%%

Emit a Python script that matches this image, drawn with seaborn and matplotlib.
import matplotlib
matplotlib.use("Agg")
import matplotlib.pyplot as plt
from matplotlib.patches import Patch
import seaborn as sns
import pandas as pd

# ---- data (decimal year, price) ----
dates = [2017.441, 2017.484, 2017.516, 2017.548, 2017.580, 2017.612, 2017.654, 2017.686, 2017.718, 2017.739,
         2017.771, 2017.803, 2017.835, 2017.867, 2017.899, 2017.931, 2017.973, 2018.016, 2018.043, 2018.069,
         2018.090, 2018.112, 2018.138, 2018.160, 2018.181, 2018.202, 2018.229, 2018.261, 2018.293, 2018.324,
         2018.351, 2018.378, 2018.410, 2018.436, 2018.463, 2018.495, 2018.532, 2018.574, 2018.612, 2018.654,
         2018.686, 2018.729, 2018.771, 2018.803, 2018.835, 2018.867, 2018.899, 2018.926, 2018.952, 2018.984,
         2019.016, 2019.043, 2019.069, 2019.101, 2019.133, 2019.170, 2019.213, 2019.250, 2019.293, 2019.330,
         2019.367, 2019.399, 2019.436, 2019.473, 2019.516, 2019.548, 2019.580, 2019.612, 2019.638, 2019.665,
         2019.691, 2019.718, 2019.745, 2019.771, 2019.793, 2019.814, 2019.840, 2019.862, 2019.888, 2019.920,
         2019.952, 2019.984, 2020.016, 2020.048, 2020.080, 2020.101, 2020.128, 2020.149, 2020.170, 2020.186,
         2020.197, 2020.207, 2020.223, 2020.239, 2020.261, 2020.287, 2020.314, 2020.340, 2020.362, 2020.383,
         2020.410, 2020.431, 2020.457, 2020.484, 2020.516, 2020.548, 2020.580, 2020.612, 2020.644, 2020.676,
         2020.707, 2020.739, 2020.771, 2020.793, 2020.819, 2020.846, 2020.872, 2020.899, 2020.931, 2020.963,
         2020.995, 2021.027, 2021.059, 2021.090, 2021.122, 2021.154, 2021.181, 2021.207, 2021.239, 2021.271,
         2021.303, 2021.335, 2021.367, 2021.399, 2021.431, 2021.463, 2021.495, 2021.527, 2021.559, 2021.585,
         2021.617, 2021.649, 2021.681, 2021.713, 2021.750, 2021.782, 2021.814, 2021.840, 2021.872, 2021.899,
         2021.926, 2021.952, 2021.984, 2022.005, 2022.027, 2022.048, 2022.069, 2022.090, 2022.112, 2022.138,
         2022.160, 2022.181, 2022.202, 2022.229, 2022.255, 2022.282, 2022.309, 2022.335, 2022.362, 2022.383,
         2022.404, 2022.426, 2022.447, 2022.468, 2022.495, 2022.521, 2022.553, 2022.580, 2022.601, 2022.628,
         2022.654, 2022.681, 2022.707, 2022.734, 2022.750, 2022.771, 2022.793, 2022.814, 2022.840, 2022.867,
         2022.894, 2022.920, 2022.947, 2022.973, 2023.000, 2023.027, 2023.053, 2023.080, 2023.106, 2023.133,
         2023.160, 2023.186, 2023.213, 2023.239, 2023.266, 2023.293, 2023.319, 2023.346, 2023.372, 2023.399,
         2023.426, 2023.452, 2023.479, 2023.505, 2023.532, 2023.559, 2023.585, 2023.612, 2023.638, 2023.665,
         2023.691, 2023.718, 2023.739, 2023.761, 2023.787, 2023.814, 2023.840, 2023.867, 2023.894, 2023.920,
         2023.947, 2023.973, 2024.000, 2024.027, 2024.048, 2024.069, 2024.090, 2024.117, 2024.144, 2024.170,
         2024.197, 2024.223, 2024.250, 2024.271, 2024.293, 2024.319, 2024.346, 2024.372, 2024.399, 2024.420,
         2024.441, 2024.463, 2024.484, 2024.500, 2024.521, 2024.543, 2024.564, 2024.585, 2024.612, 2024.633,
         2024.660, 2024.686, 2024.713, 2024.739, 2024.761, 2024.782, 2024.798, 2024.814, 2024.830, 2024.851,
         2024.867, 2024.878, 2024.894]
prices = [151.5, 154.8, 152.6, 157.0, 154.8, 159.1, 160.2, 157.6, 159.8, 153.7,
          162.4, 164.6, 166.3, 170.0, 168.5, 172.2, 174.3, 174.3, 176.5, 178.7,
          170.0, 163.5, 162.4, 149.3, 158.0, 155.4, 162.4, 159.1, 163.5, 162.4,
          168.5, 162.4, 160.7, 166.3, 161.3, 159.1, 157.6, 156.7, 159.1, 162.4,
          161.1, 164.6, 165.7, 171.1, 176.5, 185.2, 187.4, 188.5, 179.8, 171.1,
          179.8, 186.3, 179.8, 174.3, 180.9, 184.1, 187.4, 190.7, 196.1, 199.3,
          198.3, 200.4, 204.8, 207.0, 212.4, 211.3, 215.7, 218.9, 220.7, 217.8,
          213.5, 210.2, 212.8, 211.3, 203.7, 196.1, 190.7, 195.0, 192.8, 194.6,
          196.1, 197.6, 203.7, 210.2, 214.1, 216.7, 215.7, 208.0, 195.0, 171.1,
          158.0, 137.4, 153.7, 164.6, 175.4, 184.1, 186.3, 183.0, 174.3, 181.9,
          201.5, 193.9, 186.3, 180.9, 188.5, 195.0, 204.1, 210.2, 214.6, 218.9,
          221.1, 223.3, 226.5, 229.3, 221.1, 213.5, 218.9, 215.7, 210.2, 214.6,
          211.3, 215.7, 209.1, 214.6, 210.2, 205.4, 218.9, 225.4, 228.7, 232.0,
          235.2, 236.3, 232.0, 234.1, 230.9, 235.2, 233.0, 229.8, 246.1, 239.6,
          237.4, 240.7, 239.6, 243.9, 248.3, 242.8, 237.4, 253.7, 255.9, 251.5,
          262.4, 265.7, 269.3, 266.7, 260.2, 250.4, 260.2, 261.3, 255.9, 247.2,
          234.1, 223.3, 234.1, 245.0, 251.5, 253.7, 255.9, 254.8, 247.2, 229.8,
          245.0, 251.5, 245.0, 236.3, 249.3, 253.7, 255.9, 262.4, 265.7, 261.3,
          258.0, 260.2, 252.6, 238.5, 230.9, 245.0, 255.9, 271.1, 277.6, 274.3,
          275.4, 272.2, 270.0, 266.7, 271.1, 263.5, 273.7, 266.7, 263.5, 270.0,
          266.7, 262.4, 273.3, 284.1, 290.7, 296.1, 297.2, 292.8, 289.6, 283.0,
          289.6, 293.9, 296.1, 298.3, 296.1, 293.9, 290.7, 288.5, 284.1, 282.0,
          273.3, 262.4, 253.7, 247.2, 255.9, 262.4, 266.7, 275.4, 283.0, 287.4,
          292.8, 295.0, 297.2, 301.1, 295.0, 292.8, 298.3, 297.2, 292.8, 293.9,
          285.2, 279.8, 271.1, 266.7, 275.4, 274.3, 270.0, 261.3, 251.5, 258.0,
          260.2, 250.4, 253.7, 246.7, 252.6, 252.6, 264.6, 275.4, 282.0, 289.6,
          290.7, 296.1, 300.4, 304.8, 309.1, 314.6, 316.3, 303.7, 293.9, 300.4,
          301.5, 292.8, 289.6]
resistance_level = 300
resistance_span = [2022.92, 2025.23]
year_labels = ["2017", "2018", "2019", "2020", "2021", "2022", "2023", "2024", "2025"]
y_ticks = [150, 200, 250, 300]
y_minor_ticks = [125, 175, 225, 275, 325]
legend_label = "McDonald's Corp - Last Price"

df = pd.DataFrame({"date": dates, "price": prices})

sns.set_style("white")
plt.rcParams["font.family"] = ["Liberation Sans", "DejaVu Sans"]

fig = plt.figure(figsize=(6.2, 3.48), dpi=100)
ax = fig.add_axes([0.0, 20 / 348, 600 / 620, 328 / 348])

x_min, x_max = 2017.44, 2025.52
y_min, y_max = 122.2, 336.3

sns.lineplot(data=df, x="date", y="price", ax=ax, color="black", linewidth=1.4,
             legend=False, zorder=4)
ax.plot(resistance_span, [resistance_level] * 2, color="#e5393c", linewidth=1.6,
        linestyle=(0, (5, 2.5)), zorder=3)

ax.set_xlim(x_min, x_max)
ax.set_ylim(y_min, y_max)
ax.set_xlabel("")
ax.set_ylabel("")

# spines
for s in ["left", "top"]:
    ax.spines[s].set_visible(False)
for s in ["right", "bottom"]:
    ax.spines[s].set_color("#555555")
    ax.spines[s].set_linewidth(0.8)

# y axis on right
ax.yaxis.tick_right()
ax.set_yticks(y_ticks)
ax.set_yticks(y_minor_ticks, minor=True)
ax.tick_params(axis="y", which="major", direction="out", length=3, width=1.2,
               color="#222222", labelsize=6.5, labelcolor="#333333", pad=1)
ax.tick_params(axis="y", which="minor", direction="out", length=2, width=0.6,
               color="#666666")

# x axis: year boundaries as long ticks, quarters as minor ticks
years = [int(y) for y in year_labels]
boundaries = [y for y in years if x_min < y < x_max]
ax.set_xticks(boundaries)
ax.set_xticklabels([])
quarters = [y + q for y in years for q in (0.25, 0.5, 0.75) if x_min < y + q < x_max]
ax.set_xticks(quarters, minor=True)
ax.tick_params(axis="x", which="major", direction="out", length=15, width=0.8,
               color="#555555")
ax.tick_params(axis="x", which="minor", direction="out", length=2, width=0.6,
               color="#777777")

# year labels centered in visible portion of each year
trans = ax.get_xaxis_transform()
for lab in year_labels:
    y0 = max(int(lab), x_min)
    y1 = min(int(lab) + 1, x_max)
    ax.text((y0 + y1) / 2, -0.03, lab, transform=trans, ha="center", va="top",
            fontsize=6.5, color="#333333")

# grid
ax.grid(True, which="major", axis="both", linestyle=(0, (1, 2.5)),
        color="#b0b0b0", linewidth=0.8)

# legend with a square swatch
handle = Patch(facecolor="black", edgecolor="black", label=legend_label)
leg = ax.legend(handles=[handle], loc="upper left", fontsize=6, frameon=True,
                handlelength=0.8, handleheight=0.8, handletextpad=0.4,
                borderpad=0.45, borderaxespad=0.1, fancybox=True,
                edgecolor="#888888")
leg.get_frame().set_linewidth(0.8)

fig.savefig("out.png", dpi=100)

%%

_WRITTEN TASK:_
Write out the listing's lines exactly, from its first line through the line that contains "import pandas as pd", and stop there.

_EXERCISE SOLUTION:_
Emit a Python script that matches this image, drawn with seaborn and matplotlib.
import matplotlib
matplotlib.use("Agg")
import matplotlib.pyplot as plt
from matplotlib.patches import Patch
import seaborn as sns
import pandas as pd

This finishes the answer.